Leave out the images and repeat the listing below without a single change.

— start DATA EXCERPT —

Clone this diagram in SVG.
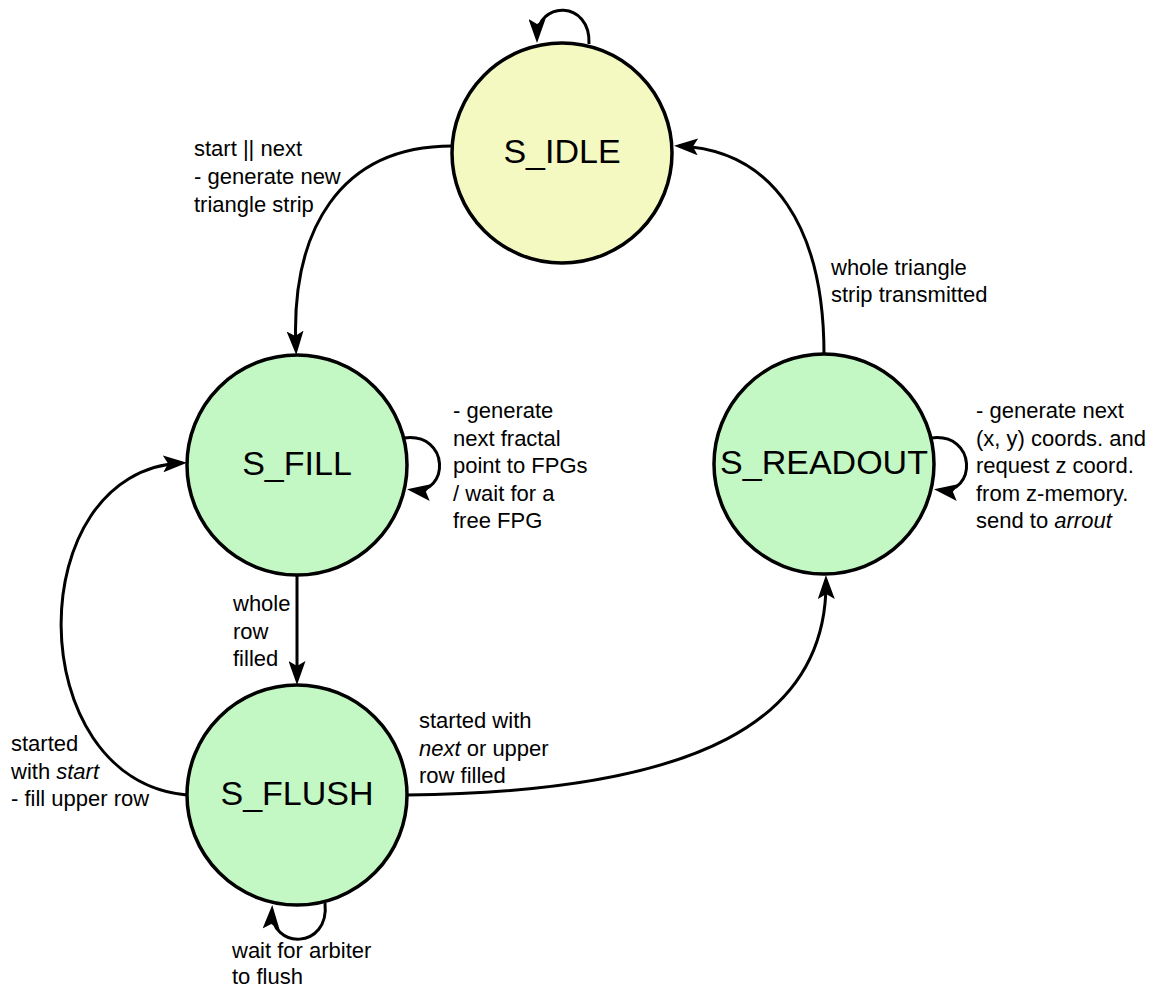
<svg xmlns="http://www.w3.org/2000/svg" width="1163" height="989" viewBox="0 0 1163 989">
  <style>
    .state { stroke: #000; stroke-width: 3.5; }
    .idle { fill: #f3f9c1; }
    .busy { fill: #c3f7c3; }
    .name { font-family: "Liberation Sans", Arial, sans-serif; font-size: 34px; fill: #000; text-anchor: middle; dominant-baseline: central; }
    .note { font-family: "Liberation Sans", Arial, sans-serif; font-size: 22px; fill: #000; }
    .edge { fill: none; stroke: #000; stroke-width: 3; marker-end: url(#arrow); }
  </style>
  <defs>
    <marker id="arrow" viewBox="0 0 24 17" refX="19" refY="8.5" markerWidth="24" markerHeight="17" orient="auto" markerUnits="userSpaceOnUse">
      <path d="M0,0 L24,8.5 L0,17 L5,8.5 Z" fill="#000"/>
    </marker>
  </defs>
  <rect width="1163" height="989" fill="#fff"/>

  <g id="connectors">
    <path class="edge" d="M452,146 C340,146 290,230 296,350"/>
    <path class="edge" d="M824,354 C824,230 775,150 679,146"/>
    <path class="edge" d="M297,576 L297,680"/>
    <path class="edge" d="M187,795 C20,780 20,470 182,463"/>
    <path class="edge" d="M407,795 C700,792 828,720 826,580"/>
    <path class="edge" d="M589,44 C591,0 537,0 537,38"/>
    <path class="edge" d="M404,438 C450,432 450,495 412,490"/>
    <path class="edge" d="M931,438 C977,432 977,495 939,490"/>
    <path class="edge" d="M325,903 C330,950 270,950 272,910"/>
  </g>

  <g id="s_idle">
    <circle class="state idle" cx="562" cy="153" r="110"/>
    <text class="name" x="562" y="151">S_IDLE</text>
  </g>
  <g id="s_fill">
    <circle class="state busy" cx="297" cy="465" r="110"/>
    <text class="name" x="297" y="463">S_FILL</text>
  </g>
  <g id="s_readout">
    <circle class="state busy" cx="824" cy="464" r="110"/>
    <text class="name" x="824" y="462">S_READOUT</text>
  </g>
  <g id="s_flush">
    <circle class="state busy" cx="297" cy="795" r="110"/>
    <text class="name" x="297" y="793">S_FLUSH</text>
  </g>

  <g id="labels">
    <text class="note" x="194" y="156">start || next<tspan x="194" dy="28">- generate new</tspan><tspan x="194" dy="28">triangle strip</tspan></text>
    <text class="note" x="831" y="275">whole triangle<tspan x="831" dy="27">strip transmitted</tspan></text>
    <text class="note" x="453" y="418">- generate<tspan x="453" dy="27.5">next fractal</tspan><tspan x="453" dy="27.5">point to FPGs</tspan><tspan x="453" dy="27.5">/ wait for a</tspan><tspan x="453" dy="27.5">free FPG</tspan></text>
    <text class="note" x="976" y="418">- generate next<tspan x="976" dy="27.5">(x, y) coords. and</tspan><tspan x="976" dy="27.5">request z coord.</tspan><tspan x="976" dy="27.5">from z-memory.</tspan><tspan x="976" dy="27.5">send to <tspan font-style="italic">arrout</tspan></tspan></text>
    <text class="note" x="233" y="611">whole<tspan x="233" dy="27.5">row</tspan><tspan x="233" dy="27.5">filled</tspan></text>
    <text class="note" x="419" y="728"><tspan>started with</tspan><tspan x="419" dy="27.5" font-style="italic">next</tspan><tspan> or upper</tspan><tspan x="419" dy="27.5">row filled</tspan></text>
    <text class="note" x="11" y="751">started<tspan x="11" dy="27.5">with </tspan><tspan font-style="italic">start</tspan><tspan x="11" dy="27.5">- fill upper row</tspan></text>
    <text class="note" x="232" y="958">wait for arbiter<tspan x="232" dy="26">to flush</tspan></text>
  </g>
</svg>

— end DATA EXCERPT —

**TASK OUTPUT**
Clone this diagram in SVG.
<svg xmlns="http://www.w3.org/2000/svg" width="1163" height="989" viewBox="0 0 1163 989">
  <style>
    .state { stroke: #000; stroke-width: 3.5; }
    .idle { fill: #f3f9c1; }
    .busy { fill: #c3f7c3; }
    .name { font-family: "Liberation Sans", Arial, sans-serif; font-size: 34px; fill: #000; text-anchor: middle; dominant-baseline: central; }
    .note { font-family: "Liberation Sans", Arial, sans-serif; font-size: 22px; fill: #000; }
    .edge { fill: none; stroke: #000; stroke-width: 3; marker-end: url(#arrow); }
  </style>
  <defs>
    <marker id="arrow" viewBox="0 0 24 17" refX="19" refY="8.5" markerWidth="24" markerHeight="17" orient="auto" markerUnits="userSpaceOnUse">
      <path d="M0,0 L24,8.5 L0,17 L5,8.5 Z" fill="#000"/>
    </marker>
  </defs>
  <rect width="1163" height="989" fill="#fff"/>

  <g id="connectors">
    <path class="edge" d="M452,146 C340,146 290,230 296,350"/>
    <path class="edge" d="M824,354 C824,230 775,150 679,146"/>
    <path class="edge" d="M297,576 L297,680"/>
    <path class="edge" d="M187,795 C20,780 20,470 182,463"/>
    <path class="edge" d="M407,795 C700,792 828,720 826,580"/>
    <path class="edge" d="M589,44 C591,0 537,0 537,38"/>
    <path class="edge" d="M404,438 C450,432 450,495 412,490"/>
    <path class="edge" d="M931,438 C977,432 977,495 939,490"/>
    <path class="edge" d="M325,903 C330,950 270,950 272,910"/>
  </g>

  <g id="s_idle">
    <circle class="state idle" cx="562" cy="153" r="110"/>
    <text class="name" x="562" y="151">S_IDLE</text>
  </g>
  <g id="s_fill">
    <circle class="state busy" cx="297" cy="465" r="110"/>
    <text class="name" x="297" y="463">S_FILL</text>
  </g>
  <g id="s_readout">
    <circle class="state busy" cx="824" cy="464" r="110"/>
    <text class="name" x="824" y="462">S_READOUT</text>
  </g>
  <g id="s_flush">
    <circle class="state busy" cx="297" cy="795" r="110"/>
    <text class="name" x="297" y="793">S_FLUSH</text>
  </g>

  <g id="labels">
    <text class="note" x="194" y="156">start || next<tspan x="194" dy="28">- generate new</tspan><tspan x="194" dy="28">triangle strip</tspan></text>
    <text class="note" x="831" y="275">whole triangle<tspan x="831" dy="27">strip transmitted</tspan></text>
    <text class="note" x="453" y="418">- generate<tspan x="453" dy="27.5">next fractal</tspan><tspan x="453" dy="27.5">point to FPGs</tspan><tspan x="453" dy="27.5">/ wait for a</tspan><tspan x="453" dy="27.5">free FPG</tspan></text>
    <text class="note" x="976" y="418">- generate next<tspan x="976" dy="27.5">(x, y) coords. and</tspan><tspan x="976" dy="27.5">request z coord.</tspan><tspan x="976" dy="27.5">from z-memory.</tspan><tspan x="976" dy="27.5">send to <tspan font-style="italic">arrout</tspan></tspan></text>
    <text class="note" x="233" y="611">whole<tspan x="233" dy="27.5">row</tspan><tspan x="233" dy="27.5">filled</tspan></text>
    <text class="note" x="419" y="728"><tspan>started with</tspan><tspan x="419" dy="27.5" font-style="italic">next</tspan><tspan> or upper</tspan><tspan x="419" dy="27.5">row filled</tspan></text>
    <text class="note" x="11" y="751">started<tspan x="11" dy="27.5">with </tspan><tspan font-style="italic">start</tspan><tspan x="11" dy="27.5">- fill upper row</tspan></text>
    <text class="note" x="232" y="958">wait for arbiter<tspan x="232" dy="26">to flush</tspan></text>
  </g>
</svg>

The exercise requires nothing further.